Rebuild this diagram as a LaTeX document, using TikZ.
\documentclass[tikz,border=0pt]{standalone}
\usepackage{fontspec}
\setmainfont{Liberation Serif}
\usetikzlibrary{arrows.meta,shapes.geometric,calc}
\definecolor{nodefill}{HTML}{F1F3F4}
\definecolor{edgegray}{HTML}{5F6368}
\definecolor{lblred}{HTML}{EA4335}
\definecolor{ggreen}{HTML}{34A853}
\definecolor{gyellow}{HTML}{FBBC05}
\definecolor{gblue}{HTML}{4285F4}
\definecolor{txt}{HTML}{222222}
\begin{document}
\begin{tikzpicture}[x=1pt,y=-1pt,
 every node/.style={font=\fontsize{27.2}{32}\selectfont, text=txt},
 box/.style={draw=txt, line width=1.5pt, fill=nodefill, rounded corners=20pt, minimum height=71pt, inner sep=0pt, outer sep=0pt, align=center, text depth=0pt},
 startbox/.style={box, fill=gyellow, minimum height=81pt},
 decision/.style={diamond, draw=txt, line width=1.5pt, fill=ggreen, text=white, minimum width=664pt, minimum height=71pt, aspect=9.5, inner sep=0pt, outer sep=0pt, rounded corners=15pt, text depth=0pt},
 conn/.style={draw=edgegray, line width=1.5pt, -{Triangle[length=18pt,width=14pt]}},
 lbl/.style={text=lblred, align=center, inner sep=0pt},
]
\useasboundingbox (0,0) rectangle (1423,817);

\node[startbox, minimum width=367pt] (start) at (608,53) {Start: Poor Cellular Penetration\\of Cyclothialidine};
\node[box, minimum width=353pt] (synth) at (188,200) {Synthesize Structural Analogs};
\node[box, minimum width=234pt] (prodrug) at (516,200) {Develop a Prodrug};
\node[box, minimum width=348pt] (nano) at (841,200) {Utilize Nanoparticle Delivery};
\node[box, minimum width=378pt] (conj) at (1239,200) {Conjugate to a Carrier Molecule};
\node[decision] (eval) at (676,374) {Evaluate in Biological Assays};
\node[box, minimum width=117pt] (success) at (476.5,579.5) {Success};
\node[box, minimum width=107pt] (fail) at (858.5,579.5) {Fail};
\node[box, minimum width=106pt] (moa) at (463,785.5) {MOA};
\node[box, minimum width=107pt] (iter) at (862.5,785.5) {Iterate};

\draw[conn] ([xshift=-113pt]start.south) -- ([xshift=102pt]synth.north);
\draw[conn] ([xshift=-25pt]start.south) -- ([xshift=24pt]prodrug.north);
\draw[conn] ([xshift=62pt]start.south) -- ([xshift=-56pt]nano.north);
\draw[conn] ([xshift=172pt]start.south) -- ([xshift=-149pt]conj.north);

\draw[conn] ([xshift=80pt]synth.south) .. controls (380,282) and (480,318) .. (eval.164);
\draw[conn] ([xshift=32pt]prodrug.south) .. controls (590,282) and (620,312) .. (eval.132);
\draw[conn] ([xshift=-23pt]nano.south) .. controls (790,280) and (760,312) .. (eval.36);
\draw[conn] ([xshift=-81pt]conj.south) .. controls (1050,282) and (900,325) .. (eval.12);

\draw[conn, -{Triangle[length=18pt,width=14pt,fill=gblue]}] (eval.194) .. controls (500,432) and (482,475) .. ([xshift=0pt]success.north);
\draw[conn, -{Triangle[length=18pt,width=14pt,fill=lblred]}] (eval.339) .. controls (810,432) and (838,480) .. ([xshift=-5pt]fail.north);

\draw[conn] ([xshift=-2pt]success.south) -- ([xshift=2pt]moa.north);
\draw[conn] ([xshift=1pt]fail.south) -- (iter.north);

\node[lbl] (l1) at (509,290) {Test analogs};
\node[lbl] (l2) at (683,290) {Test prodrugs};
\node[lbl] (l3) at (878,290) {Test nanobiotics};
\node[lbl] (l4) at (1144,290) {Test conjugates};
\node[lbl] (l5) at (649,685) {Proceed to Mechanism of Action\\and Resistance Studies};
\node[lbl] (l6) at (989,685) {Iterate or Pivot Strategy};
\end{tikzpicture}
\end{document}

-------

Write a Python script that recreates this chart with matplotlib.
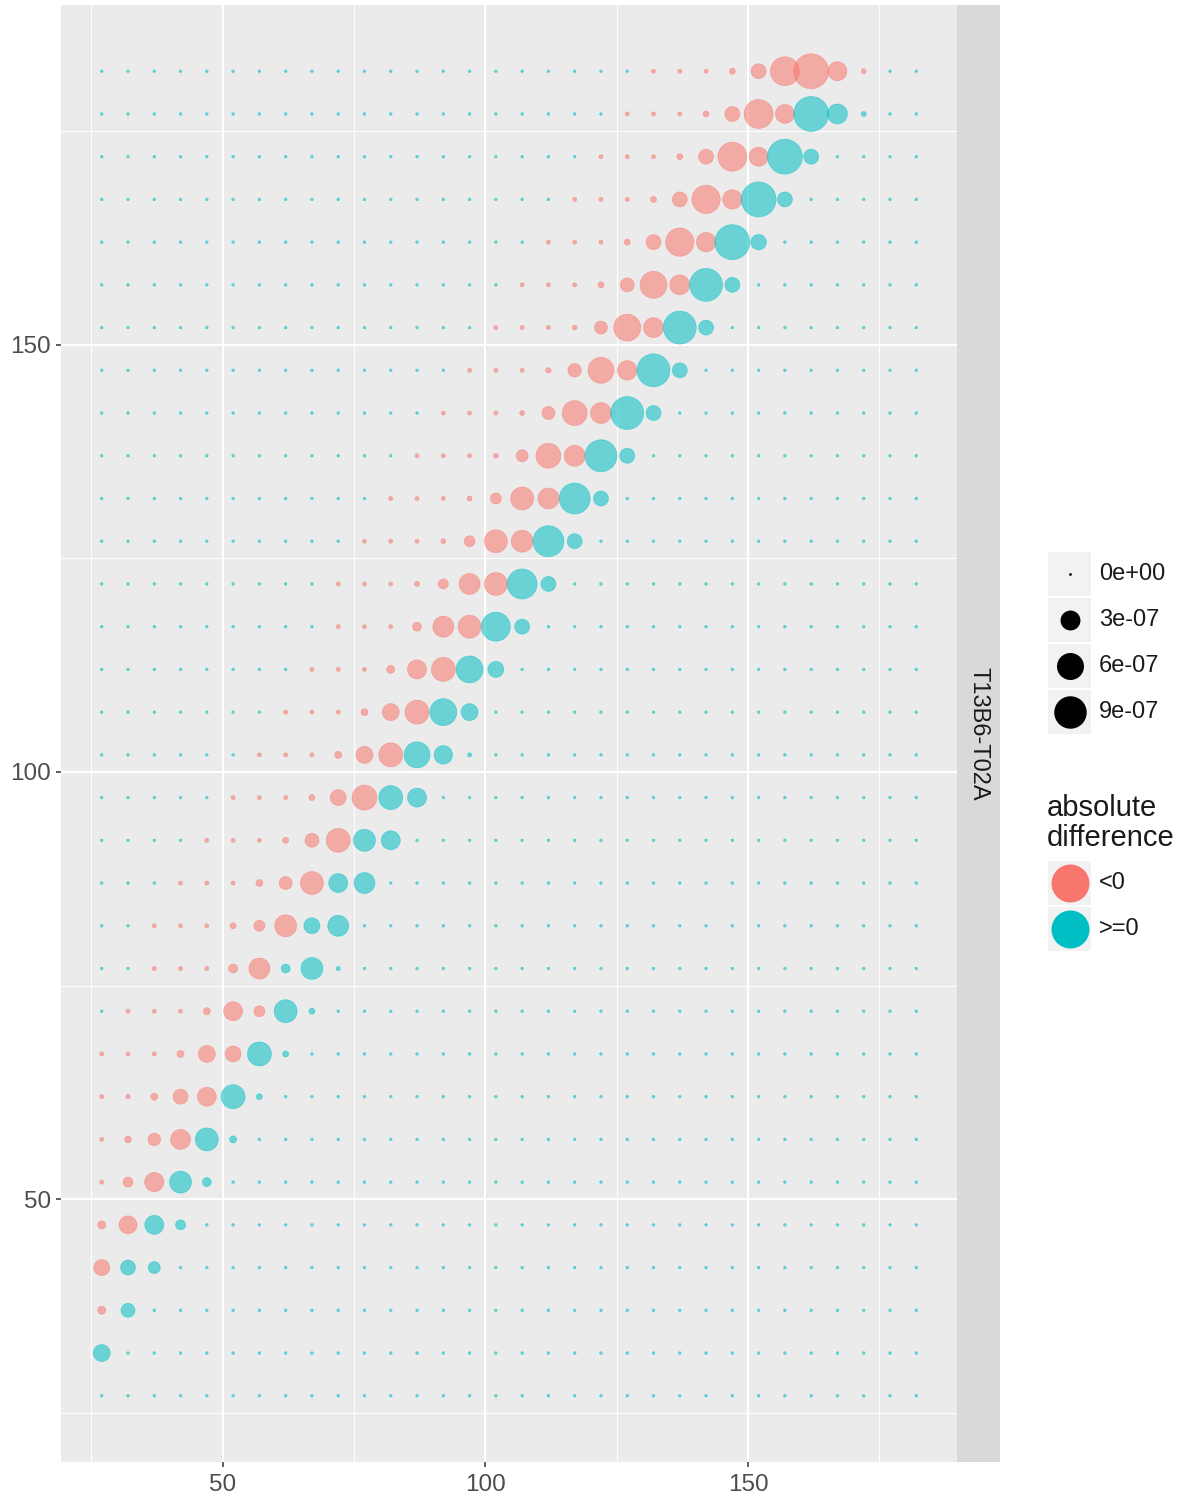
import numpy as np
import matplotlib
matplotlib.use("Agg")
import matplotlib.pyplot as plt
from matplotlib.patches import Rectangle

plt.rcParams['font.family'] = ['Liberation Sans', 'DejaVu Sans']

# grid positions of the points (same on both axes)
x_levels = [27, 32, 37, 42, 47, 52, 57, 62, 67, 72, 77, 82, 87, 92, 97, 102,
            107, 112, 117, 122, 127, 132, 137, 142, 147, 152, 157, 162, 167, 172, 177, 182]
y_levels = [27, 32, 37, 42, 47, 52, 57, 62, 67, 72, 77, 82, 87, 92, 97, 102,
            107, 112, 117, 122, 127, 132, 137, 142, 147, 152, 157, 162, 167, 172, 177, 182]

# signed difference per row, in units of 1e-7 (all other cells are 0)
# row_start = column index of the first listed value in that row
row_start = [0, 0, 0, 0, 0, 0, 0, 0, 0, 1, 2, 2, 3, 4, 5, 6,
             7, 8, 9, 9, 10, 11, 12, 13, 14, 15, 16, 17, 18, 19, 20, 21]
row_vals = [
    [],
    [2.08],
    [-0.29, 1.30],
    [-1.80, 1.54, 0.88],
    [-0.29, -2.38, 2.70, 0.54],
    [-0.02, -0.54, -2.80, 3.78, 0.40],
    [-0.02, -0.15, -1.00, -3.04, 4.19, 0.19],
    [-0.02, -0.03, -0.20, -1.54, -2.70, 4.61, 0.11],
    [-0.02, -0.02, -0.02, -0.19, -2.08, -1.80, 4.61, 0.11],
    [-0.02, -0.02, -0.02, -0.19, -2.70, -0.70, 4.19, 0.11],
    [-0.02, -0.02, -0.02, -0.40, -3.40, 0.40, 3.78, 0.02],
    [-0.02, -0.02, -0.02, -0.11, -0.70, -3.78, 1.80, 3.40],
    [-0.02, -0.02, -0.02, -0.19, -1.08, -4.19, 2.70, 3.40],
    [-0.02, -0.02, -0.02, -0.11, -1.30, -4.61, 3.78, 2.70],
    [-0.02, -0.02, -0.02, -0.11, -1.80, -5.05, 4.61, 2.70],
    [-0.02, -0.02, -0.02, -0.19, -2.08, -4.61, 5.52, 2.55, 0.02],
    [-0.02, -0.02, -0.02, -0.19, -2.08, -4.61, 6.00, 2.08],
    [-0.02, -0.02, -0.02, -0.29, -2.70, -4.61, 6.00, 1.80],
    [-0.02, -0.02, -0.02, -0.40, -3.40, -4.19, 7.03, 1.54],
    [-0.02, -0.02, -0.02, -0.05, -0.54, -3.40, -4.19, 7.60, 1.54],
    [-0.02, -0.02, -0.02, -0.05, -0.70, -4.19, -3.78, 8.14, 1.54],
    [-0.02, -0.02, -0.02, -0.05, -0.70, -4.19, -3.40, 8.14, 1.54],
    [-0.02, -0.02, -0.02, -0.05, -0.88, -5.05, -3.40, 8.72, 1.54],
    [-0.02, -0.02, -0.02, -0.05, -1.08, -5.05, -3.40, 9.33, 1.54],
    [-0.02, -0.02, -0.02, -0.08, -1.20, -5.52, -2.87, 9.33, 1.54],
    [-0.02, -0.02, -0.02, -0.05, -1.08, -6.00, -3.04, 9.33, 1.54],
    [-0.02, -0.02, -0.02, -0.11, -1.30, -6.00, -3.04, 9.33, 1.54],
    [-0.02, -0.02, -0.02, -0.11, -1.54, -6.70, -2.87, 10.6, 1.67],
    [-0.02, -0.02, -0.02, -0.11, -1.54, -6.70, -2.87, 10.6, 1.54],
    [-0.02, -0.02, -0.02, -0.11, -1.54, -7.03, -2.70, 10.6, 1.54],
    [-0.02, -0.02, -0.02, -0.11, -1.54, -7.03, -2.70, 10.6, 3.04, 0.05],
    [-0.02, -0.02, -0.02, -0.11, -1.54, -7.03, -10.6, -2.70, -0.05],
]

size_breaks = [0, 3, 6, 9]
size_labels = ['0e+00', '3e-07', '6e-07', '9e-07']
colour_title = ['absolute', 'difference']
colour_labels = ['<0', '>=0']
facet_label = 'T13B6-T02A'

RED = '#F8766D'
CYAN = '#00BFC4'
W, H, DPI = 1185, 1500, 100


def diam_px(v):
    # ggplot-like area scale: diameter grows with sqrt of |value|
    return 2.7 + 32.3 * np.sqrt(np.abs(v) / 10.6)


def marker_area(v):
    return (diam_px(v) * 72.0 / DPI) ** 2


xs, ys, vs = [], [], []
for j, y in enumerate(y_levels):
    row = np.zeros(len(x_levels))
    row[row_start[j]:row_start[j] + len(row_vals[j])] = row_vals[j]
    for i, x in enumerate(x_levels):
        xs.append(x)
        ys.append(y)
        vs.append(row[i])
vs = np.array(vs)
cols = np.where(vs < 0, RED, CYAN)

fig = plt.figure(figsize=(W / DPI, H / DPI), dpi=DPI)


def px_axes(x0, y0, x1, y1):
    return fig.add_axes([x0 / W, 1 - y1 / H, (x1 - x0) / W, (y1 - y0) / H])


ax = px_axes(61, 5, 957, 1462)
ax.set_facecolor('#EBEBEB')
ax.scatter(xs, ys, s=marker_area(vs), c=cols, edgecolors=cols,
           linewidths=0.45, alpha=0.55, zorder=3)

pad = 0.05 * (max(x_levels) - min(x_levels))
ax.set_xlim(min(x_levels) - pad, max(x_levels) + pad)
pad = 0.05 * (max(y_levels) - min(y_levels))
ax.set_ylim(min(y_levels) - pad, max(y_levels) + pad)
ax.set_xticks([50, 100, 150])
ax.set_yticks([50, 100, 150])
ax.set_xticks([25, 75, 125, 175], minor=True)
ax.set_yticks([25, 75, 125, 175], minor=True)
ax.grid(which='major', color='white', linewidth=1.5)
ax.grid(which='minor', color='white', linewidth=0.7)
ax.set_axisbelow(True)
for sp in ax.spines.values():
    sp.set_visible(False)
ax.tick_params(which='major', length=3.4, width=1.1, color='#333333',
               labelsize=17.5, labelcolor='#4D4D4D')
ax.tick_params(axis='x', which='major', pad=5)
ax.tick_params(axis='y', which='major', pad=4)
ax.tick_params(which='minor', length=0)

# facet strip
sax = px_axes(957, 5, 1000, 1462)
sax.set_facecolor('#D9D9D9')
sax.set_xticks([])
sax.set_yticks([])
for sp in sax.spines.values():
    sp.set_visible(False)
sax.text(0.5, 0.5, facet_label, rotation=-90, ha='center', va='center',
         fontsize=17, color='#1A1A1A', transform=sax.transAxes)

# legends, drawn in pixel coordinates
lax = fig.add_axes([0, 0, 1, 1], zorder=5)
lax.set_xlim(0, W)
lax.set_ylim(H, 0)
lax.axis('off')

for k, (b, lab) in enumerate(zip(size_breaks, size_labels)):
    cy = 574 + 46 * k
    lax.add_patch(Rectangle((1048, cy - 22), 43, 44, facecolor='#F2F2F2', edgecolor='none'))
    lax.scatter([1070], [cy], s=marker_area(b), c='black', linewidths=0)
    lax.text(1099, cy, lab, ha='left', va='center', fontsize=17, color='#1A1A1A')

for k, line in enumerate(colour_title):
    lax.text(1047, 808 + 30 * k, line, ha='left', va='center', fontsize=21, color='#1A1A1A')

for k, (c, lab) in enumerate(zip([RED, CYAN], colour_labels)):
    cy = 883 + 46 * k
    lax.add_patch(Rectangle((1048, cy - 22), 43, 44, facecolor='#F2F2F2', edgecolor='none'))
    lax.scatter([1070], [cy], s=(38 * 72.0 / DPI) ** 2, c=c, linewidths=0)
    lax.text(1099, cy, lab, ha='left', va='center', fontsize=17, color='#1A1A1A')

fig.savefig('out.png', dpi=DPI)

-------

Take the line that contains "Rebuild this diagram", the line that contains "minimum width=107pt] (iter)", and all lines between, and give them again exactly; include no other line.

Rebuild this diagram as a LaTeX document, using TikZ.
\documentclass[tikz,border=0pt]{standalone}
\usepackage{fontspec}
\setmainfont{Liberation Serif}
\usetikzlibrary{arrows.meta,shapes.geometric,calc}
\definecolor{nodefill}{HTML}{F1F3F4}
\definecolor{edgegray}{HTML}{5F6368}
\definecolor{lblred}{HTML}{EA4335}
\definecolor{ggreen}{HTML}{34A853}
\definecolor{gyellow}{HTML}{FBBC05}
\definecolor{gblue}{HTML}{4285F4}
\definecolor{txt}{HTML}{222222}
\begin{document}
\begin{tikzpicture}[x=1pt,y=-1pt,
 every node/.style={font=\fontsize{27.2}{32}\selectfont, text=txt},
 box/.style={draw=txt, line width=1.5pt, fill=nodefill, rounded corners=20pt, minimum height=71pt, inner sep=0pt, outer sep=0pt, align=center, text depth=0pt},
 startbox/.style={box, fill=gyellow, minimum height=81pt},
 decision/.style={diamond, draw=txt, line width=1.5pt, fill=ggreen, text=white, minimum width=664pt, minimum height=71pt, aspect=9.5, inner sep=0pt, outer sep=0pt, rounded corners=15pt, text depth=0pt},
 conn/.style={draw=edgegray, line width=1.5pt, -{Triangle[length=18pt,width=14pt]}},
 lbl/.style={text=lblred, align=center, inner sep=0pt},
]
\useasboundingbox (0,0) rectangle (1423,817);

\node[startbox, minimum width=367pt] (start) at (608,53) {Start: Poor Cellular Penetration\\of Cyclothialidine};
\node[box, minimum width=353pt] (synth) at (188,200) {Synthesize Structural Analogs};
\node[box, minimum width=234pt] (prodrug) at (516,200) {Develop a Prodrug};
\node[box, minimum width=348pt] (nano) at (841,200) {Utilize Nanoparticle Delivery};
\node[box, minimum width=378pt] (conj) at (1239,200) {Conjugate to a Carrier Molecule};
\node[decision] (eval) at (676,374) {Evaluate in Biological Assays};
\node[box, minimum width=117pt] (success) at (476.5,579.5) {Success};
\node[box, minimum width=107pt] (fail) at (858.5,579.5) {Fail};
\node[box, minimum width=106pt] (moa) at (463,785.5) {MOA};
\node[box, minimum width=107pt] (iter) at (862.5,785.5) {Iterate};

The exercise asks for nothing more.